## THE REQUEST
Print, without altering anything, the lines from the one that holds "Reproduce this chart with matplotlib." to the one that holds "10.67, 11.58, 12.35, 15.74, 20.75]", inclusive. No other lines belong in the output.

<<<<

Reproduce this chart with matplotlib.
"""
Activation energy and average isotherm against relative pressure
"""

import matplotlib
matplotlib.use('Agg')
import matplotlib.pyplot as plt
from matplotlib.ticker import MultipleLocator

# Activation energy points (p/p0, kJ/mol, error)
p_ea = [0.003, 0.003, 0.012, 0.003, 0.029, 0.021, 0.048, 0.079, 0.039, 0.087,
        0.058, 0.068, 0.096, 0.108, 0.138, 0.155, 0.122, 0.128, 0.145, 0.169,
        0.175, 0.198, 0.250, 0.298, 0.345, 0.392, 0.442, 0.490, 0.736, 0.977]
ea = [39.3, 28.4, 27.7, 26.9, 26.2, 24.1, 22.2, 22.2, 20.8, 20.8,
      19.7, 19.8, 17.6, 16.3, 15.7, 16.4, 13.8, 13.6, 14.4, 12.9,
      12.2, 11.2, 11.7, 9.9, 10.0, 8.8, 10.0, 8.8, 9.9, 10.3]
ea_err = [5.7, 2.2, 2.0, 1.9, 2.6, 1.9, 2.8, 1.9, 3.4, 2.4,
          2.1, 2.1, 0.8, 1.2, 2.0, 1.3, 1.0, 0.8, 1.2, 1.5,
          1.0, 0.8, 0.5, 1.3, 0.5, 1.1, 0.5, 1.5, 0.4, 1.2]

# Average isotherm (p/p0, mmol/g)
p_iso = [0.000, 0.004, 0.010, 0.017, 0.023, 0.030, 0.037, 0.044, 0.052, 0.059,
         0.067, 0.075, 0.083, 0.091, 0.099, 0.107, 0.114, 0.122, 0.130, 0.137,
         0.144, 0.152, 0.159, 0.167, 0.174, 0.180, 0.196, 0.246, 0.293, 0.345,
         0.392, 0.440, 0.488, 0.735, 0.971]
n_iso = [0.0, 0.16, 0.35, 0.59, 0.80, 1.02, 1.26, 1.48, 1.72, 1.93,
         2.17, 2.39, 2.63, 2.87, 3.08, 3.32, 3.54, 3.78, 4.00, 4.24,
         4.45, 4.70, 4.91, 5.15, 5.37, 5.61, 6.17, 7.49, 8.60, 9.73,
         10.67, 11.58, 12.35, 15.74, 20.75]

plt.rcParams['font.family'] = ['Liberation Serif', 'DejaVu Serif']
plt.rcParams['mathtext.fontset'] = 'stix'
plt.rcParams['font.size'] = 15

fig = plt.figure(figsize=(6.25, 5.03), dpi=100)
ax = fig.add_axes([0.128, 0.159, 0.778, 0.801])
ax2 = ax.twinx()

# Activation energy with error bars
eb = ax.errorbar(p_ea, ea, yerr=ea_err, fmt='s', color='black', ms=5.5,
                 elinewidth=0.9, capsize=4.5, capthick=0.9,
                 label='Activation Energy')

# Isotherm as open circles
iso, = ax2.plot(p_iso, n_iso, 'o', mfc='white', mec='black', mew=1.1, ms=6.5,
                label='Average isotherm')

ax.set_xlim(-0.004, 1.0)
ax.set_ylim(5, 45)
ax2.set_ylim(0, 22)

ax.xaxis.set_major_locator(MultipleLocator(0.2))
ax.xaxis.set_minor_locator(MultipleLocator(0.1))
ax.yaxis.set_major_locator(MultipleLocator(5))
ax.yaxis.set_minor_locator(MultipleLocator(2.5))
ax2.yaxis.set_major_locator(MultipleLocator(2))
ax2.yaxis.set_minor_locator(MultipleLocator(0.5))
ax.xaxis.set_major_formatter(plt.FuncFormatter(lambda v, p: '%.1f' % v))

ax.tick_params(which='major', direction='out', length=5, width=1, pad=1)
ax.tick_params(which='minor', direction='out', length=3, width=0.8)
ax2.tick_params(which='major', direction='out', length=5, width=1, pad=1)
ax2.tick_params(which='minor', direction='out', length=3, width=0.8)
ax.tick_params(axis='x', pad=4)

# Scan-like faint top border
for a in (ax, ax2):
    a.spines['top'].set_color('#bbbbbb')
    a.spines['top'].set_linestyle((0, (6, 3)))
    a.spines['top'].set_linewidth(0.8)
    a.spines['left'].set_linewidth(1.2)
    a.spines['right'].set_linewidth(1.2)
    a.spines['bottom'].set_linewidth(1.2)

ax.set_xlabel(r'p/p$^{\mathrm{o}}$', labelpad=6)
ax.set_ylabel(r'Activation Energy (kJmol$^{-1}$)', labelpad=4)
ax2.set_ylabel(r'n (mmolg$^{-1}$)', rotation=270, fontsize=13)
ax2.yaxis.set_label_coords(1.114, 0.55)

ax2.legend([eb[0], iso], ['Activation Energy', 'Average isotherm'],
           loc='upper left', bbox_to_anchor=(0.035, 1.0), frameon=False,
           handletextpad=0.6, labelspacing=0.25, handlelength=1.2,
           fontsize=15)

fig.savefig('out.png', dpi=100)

>>>>
<<<<

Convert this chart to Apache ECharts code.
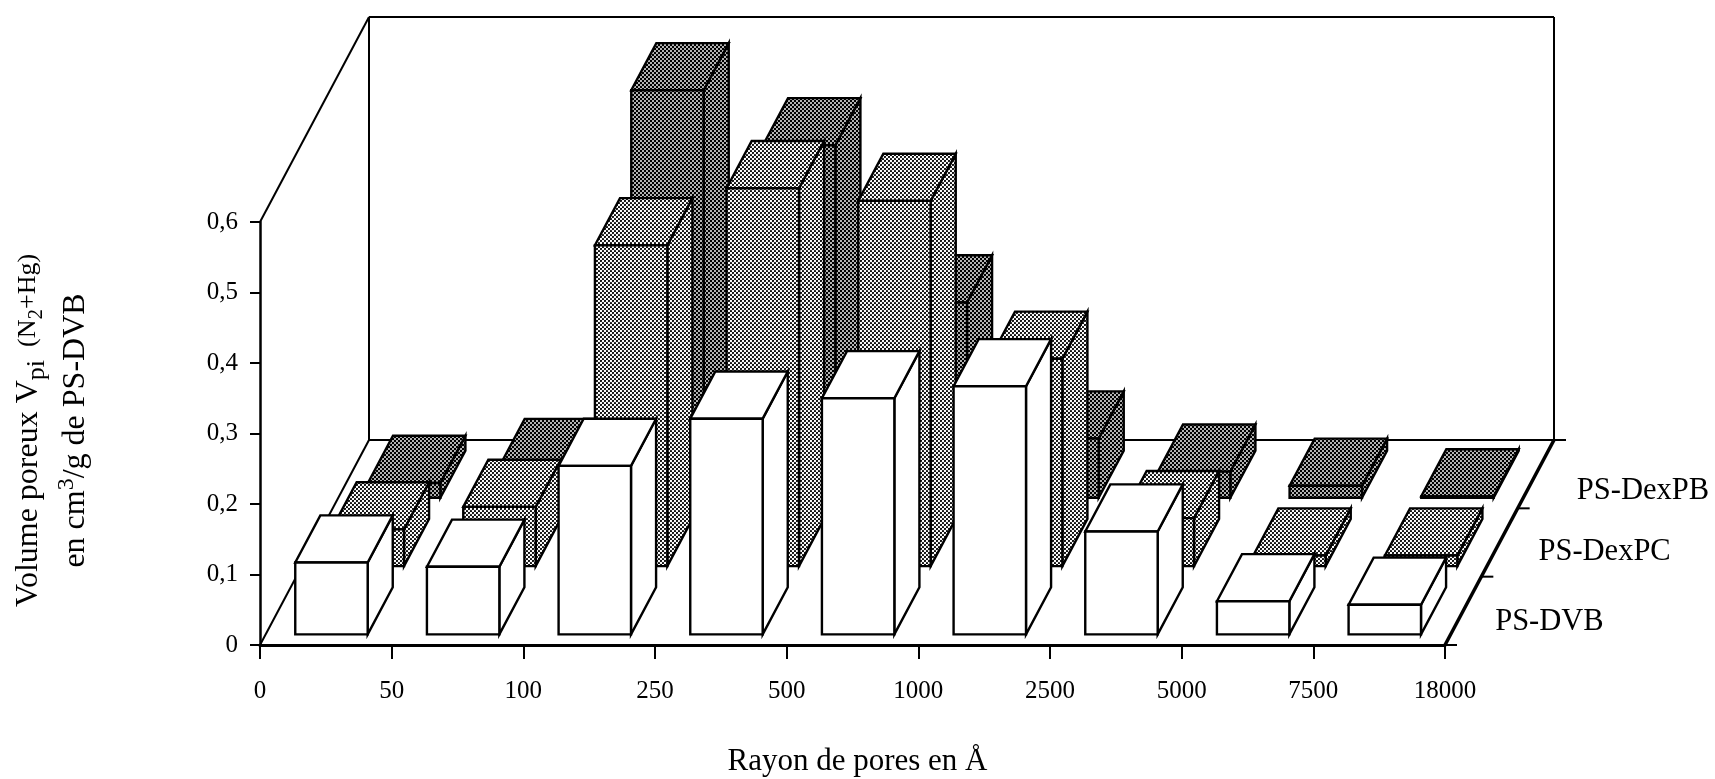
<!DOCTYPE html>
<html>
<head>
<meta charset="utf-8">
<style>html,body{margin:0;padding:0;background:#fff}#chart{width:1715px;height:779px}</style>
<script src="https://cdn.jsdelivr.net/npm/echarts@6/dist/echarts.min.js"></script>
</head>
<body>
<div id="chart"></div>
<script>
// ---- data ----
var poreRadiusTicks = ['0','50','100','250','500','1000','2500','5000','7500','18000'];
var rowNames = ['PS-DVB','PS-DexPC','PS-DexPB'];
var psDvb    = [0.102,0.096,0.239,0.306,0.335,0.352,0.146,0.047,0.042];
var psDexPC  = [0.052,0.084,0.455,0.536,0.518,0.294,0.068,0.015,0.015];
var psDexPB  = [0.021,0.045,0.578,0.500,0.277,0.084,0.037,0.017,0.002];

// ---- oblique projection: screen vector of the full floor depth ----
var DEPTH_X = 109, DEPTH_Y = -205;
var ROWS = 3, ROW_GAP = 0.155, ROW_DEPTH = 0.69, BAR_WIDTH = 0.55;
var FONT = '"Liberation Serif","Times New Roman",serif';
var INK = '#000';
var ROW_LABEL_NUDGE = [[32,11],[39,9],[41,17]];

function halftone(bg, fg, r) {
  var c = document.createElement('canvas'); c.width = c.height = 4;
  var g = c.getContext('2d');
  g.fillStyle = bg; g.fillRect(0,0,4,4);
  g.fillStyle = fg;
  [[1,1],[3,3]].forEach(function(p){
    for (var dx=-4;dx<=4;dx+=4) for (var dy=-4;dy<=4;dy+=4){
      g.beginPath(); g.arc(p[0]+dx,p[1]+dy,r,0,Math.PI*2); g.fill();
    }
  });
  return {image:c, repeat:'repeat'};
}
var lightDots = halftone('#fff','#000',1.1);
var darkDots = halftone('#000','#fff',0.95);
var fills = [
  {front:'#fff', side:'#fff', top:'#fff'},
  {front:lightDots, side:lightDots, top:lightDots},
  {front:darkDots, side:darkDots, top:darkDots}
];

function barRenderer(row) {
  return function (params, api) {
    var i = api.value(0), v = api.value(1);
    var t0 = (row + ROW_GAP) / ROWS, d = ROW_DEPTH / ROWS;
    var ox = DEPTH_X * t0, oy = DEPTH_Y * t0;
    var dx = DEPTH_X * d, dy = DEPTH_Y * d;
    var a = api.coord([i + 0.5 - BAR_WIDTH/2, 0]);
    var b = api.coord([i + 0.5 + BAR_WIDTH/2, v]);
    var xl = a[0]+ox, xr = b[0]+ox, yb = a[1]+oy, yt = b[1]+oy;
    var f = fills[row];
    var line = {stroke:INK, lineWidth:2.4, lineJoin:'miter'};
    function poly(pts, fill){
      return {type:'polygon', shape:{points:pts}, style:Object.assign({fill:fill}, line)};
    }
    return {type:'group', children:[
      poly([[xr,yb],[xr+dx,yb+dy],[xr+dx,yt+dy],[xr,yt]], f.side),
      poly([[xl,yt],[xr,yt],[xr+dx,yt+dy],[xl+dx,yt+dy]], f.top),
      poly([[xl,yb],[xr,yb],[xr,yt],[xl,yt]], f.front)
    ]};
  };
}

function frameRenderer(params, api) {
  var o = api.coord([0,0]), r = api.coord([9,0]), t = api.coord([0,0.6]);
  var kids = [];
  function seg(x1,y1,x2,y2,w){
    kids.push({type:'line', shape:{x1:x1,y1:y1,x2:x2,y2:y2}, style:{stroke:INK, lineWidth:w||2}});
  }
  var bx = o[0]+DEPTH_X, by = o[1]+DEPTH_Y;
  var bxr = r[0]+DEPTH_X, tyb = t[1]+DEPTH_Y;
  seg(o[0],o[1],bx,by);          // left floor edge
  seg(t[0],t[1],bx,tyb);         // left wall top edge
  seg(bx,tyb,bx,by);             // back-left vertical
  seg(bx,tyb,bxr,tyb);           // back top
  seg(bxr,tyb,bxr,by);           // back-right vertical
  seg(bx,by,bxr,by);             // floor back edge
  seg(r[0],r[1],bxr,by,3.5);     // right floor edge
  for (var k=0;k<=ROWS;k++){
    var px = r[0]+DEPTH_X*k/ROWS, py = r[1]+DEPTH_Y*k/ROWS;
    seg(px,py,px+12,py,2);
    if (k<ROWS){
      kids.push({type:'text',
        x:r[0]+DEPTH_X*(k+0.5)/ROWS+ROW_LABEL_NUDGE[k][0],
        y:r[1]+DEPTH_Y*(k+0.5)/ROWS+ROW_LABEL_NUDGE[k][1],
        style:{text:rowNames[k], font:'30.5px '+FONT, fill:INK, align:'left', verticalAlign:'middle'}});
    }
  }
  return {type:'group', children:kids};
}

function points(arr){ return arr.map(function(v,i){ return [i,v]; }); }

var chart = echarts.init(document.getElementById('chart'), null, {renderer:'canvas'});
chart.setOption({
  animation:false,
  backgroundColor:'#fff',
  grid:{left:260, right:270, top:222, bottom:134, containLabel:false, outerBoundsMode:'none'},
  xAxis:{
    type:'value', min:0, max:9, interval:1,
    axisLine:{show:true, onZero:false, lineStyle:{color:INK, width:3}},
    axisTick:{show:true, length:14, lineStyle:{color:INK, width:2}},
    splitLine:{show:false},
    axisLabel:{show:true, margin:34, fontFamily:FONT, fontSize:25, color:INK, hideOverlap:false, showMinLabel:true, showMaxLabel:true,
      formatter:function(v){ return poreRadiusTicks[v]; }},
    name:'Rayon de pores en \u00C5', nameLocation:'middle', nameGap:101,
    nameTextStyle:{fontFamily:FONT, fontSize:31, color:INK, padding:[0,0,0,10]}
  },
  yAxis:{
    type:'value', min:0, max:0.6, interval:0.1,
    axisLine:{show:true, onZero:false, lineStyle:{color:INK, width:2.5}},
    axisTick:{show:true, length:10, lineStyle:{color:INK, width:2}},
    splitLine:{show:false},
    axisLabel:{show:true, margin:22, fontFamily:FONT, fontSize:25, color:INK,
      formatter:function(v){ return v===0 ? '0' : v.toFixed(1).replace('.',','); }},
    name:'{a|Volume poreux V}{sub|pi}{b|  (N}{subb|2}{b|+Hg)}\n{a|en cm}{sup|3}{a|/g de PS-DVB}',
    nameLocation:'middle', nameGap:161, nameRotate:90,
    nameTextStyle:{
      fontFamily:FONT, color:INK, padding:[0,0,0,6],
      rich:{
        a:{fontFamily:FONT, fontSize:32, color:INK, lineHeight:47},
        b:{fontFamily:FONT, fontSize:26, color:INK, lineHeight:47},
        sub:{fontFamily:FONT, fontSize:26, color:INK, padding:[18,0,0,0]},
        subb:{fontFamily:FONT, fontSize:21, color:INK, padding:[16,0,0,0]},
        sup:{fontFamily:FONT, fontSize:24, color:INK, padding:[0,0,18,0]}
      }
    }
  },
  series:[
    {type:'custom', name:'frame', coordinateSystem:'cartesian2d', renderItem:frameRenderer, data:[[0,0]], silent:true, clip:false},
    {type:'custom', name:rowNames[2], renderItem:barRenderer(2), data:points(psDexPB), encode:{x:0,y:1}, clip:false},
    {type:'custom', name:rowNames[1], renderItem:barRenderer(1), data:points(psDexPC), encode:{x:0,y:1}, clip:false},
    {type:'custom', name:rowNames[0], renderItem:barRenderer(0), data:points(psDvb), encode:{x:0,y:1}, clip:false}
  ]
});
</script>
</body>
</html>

>>>>

## PROBLEM SOLUTION
Reproduce this chart with matplotlib.
"""
Activation energy and average isotherm against relative pressure
"""

import matplotlib
matplotlib.use('Agg')
import matplotlib.pyplot as plt
from matplotlib.ticker import MultipleLocator

# Activation energy points (p/p0, kJ/mol, error)
p_ea = [0.003, 0.003, 0.012, 0.003, 0.029, 0.021, 0.048, 0.079, 0.039, 0.087,
        0.058, 0.068, 0.096, 0.108, 0.138, 0.155, 0.122, 0.128, 0.145, 0.169,
        0.175, 0.198, 0.250, 0.298, 0.345, 0.392, 0.442, 0.490, 0.736, 0.977]
ea = [39.3, 28.4, 27.7, 26.9, 26.2, 24.1, 22.2, 22.2, 20.8, 20.8,
      19.7, 19.8, 17.6, 16.3, 15.7, 16.4, 13.8, 13.6, 14.4, 12.9,
      12.2, 11.2, 11.7, 9.9, 10.0, 8.8, 10.0, 8.8, 9.9, 10.3]
ea_err = [5.7, 2.2, 2.0, 1.9, 2.6, 1.9, 2.8, 1.9, 3.4, 2.4,
          2.1, 2.1, 0.8, 1.2, 2.0, 1.3, 1.0, 0.8, 1.2, 1.5,
          1.0, 0.8, 0.5, 1.3, 0.5, 1.1, 0.5, 1.5, 0.4, 1.2]

# Average isotherm (p/p0, mmol/g)
p_iso = [0.000, 0.004, 0.010, 0.017, 0.023, 0.030, 0.037, 0.044, 0.052, 0.059,
         0.067, 0.075, 0.083, 0.091, 0.099, 0.107, 0.114, 0.122, 0.130, 0.137,
         0.144, 0.152, 0.159, 0.167, 0.174, 0.180, 0.196, 0.246, 0.293, 0.345,
         0.392, 0.440, 0.488, 0.735, 0.971]
n_iso = [0.0, 0.16, 0.35, 0.59, 0.80, 1.02, 1.26, 1.48, 1.72, 1.93,
         2.17, 2.39, 2.63, 2.87, 3.08, 3.32, 3.54, 3.78, 4.00, 4.24,
         4.45, 4.70, 4.91, 5.15, 5.37, 5.61, 6.17, 7.49, 8.60, 9.73,
         10.67, 11.58, 12.35, 15.74, 20.75]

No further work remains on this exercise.